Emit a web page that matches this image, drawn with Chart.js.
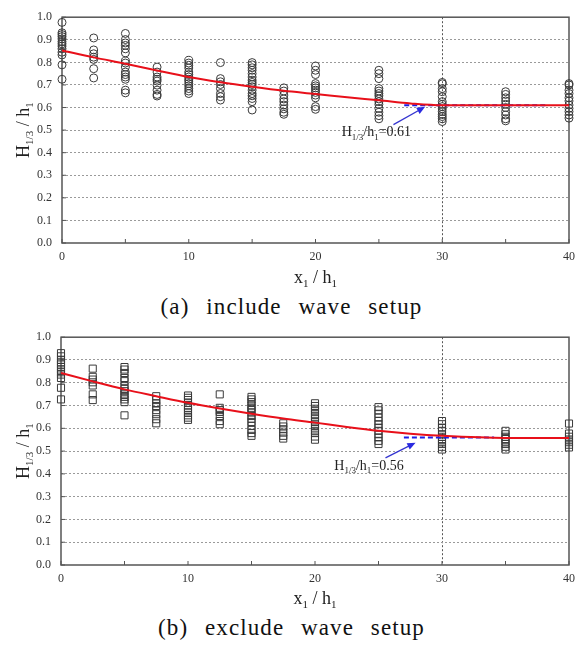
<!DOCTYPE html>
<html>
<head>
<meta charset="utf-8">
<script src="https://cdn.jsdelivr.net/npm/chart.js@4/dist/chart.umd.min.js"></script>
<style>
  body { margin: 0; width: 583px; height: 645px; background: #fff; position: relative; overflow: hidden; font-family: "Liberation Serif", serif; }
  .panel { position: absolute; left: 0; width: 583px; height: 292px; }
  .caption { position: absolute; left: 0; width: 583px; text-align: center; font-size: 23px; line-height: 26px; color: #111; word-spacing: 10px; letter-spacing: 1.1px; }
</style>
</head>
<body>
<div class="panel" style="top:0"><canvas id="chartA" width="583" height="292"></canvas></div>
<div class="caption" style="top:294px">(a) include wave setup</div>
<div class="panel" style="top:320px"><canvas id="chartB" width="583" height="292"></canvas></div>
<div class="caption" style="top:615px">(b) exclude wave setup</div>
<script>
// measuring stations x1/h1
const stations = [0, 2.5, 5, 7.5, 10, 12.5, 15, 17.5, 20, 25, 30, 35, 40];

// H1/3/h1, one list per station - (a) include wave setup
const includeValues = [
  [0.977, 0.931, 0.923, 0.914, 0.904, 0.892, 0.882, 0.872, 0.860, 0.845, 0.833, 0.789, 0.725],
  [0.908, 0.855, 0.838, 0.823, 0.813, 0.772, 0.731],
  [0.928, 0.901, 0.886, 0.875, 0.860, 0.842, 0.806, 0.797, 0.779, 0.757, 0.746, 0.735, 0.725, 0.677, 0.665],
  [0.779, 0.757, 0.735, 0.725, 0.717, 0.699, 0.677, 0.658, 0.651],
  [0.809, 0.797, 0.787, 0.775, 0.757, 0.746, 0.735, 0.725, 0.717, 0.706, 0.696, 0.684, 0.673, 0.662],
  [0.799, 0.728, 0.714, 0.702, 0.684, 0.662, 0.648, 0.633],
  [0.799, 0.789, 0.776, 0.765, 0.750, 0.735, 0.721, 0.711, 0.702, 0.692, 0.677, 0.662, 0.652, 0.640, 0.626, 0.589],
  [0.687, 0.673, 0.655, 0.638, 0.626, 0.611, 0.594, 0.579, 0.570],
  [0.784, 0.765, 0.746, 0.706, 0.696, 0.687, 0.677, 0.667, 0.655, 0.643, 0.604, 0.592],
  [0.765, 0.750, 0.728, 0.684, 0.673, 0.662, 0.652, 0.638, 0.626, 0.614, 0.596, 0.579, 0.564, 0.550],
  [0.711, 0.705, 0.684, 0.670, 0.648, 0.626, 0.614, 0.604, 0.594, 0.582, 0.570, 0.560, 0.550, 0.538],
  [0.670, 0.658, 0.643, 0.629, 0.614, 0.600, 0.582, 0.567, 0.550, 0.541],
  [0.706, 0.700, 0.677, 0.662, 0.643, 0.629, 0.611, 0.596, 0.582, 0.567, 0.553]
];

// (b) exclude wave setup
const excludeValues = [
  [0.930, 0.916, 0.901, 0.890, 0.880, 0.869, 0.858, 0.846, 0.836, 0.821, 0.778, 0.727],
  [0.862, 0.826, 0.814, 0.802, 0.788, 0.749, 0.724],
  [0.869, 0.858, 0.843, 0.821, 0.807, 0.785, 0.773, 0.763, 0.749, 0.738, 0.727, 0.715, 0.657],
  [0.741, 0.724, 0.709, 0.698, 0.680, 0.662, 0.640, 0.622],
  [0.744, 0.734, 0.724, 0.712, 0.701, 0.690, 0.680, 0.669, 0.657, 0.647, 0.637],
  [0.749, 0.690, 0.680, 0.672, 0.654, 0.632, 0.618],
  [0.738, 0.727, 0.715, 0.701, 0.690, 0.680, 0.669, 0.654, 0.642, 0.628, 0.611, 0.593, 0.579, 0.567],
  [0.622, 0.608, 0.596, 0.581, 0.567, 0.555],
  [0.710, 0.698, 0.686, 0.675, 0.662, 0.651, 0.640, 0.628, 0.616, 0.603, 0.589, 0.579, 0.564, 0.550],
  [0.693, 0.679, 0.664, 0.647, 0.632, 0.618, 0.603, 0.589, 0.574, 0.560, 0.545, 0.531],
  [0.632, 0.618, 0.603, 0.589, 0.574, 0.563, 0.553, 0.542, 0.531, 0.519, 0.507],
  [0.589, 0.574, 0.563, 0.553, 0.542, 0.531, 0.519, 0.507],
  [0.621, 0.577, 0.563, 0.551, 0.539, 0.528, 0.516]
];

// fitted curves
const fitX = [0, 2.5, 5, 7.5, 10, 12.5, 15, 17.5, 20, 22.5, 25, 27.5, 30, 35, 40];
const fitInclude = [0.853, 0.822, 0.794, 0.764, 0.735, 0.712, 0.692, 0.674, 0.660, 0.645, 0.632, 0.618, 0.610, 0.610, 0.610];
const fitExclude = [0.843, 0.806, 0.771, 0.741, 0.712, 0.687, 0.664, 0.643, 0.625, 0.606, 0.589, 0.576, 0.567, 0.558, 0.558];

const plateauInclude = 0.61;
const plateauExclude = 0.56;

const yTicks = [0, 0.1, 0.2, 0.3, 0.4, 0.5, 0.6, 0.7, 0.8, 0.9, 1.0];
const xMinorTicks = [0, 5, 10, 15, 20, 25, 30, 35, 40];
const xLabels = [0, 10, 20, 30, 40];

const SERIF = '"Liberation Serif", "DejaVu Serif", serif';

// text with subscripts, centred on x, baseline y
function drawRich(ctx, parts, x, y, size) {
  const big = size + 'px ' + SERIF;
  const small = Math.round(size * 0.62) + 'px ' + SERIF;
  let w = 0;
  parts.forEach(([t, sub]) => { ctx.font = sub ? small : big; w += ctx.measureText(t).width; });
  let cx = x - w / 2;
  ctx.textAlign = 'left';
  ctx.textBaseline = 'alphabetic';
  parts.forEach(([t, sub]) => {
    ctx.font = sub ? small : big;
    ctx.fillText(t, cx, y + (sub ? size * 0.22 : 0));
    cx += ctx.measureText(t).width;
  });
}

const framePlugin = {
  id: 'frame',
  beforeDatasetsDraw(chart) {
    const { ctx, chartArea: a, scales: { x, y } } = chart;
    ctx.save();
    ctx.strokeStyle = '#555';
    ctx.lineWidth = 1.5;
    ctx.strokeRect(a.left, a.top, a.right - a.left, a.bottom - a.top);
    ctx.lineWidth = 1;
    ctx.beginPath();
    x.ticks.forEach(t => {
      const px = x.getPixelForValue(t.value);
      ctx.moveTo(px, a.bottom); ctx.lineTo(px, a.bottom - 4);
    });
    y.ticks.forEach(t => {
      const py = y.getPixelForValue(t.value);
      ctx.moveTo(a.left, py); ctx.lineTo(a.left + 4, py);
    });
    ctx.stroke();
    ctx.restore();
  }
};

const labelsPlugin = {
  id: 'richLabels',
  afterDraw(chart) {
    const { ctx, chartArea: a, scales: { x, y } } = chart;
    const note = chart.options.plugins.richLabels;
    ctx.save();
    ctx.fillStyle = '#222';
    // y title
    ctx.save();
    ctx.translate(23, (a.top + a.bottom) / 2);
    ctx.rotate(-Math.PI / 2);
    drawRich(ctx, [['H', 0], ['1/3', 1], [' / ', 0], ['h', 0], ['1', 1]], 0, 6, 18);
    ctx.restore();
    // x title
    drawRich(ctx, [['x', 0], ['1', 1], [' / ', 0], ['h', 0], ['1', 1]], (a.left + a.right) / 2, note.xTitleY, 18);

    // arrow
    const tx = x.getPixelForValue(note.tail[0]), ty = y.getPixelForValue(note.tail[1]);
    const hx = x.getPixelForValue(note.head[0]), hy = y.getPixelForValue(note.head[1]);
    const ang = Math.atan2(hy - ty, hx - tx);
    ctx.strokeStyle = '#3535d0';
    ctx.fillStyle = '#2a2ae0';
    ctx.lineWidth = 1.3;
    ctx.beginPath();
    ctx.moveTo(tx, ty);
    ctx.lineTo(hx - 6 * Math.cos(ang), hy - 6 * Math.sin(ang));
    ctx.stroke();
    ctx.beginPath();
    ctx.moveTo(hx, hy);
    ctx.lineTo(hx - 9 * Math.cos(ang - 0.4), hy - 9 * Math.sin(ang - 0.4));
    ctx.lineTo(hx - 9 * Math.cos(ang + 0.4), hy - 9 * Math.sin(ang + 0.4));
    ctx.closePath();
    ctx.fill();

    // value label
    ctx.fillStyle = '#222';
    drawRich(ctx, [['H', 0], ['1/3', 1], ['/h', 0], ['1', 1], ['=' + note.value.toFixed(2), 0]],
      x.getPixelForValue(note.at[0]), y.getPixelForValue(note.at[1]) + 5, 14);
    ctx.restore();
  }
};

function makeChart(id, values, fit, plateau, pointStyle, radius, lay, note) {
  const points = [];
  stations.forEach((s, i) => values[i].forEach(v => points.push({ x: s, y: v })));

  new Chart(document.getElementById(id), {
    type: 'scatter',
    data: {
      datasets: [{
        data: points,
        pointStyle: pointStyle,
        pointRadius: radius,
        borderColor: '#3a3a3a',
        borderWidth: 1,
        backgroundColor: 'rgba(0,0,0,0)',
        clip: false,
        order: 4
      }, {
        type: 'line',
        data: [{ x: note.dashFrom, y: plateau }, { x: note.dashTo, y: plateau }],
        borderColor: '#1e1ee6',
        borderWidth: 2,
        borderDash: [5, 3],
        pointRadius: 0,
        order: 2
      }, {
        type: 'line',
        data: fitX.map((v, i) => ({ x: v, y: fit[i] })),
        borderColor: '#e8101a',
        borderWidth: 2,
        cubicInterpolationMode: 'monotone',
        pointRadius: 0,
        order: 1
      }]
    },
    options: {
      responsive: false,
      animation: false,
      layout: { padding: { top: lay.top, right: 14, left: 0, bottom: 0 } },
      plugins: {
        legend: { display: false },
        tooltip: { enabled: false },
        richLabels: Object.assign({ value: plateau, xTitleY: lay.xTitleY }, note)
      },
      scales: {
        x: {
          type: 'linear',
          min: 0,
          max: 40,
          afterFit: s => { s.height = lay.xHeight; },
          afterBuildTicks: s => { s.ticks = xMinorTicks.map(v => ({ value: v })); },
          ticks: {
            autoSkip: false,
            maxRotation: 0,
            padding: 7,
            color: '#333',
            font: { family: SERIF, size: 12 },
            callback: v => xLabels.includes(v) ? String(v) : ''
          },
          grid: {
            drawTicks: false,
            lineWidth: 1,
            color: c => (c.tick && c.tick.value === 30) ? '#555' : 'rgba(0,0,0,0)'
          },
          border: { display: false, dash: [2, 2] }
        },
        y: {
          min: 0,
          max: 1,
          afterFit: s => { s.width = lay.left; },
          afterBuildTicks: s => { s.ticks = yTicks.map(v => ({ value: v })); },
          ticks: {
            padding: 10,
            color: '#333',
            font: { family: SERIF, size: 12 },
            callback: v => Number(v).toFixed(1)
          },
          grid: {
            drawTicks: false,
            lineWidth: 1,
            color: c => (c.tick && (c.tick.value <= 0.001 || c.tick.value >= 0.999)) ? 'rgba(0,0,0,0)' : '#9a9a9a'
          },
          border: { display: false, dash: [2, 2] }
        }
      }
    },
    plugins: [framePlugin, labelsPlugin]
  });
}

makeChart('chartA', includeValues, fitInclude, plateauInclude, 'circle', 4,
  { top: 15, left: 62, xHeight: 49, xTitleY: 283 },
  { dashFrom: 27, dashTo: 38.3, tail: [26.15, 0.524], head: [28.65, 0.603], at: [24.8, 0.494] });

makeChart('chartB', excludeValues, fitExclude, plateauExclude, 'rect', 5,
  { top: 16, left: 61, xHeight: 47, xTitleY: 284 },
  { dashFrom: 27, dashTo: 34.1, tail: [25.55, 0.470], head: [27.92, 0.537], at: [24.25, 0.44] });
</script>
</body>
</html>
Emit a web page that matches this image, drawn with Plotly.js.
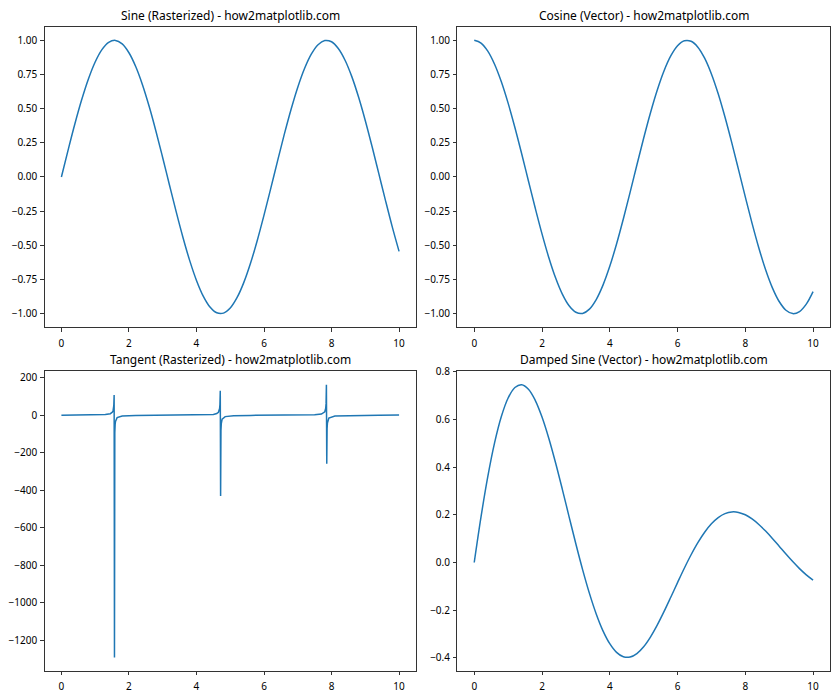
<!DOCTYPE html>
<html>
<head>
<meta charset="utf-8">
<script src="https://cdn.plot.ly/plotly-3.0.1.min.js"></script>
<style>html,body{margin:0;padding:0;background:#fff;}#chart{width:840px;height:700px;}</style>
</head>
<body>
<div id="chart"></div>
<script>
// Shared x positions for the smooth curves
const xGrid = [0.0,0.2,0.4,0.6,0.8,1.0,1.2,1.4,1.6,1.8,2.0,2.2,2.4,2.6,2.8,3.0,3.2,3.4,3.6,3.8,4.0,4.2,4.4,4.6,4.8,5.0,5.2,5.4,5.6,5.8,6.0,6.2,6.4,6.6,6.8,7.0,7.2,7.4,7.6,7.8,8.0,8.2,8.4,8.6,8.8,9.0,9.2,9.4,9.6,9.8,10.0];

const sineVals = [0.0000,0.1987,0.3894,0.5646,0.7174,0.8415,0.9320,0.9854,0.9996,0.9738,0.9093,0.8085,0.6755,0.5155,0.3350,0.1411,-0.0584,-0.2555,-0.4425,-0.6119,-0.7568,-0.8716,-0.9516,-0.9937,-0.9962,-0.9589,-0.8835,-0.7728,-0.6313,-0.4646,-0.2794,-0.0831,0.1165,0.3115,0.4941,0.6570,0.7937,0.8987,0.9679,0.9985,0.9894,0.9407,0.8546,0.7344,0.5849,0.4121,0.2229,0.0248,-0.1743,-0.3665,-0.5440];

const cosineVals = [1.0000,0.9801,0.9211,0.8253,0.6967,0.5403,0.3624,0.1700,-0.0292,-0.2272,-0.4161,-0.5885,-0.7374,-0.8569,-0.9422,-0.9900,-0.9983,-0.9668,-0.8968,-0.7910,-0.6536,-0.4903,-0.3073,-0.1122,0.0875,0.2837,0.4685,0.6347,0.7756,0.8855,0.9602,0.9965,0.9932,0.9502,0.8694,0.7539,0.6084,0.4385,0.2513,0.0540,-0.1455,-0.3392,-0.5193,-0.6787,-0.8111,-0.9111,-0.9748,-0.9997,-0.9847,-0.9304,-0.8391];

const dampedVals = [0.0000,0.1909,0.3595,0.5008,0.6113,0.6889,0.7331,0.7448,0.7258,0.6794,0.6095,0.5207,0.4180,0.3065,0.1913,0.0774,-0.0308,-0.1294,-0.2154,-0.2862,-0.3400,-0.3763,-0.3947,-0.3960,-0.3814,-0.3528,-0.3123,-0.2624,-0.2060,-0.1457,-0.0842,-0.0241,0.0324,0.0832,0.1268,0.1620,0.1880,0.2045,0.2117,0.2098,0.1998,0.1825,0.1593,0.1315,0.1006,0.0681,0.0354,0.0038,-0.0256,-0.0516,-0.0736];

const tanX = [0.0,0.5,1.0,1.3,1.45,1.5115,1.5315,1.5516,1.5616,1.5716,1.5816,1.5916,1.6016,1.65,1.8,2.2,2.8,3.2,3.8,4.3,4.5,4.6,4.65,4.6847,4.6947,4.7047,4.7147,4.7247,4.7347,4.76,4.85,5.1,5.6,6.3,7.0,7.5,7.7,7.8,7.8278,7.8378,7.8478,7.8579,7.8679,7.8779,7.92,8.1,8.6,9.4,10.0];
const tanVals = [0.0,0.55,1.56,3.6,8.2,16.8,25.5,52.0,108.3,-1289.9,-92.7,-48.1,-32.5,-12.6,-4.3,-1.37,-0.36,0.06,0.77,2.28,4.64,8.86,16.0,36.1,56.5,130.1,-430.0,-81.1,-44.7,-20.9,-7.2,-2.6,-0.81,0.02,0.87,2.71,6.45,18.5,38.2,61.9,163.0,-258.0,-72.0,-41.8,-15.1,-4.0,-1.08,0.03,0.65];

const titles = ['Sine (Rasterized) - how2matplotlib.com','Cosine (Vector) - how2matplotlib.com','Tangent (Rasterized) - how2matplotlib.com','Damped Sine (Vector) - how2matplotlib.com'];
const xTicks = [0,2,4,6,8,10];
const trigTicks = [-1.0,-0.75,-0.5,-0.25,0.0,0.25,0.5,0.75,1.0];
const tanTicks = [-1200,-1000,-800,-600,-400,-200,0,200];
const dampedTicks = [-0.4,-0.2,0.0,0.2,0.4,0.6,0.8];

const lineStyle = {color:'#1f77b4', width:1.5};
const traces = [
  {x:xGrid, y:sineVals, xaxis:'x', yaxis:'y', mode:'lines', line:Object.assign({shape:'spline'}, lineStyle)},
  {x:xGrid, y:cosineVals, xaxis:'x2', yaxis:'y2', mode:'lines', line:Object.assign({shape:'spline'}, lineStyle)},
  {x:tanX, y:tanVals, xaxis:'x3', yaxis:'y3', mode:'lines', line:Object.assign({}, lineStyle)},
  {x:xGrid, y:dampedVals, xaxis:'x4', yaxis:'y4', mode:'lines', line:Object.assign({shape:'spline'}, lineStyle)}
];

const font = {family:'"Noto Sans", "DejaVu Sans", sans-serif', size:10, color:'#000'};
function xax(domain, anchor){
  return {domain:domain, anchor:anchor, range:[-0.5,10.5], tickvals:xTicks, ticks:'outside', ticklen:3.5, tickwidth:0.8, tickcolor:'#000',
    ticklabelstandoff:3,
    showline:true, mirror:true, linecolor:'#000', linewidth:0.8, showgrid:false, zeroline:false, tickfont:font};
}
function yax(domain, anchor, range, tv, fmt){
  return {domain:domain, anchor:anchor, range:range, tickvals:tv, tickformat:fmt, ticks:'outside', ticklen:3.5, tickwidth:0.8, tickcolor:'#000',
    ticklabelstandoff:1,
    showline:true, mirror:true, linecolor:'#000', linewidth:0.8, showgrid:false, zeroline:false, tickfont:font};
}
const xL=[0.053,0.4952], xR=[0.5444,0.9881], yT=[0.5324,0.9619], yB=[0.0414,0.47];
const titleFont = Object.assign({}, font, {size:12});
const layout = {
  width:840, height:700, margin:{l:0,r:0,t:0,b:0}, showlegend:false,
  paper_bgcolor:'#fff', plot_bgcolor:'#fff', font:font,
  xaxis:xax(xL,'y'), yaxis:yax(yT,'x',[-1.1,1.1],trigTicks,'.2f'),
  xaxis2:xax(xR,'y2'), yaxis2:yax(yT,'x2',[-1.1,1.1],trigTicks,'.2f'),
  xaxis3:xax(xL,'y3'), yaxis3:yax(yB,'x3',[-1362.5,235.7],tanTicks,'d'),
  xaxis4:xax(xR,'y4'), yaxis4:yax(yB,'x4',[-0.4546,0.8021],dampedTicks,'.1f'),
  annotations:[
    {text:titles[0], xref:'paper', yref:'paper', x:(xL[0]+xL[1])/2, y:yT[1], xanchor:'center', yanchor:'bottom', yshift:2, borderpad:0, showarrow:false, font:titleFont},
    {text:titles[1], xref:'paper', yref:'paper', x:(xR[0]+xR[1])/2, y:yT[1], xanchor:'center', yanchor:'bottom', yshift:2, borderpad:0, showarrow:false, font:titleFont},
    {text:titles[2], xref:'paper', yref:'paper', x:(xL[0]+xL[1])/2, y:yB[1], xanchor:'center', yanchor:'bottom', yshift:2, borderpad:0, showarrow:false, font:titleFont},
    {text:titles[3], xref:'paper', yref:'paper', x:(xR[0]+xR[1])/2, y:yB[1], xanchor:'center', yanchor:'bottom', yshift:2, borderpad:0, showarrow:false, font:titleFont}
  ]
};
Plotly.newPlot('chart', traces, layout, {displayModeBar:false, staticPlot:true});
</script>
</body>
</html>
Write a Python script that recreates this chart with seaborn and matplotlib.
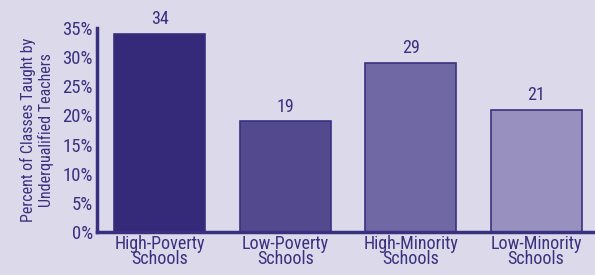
# # #
#### [WRITTEN INSTRUCTION]
List every line from the entries above in which "with" appears.

#### [FINISHED EXERCISE]
Emit a web page that matches this image, drawn with Chart.js.
// text with subscripts, centred on x, baseline y
Emit a web page that matches this image, drawn with Plotly.js.
Write a Python script that recreates this chart with seaborn and matplotlib.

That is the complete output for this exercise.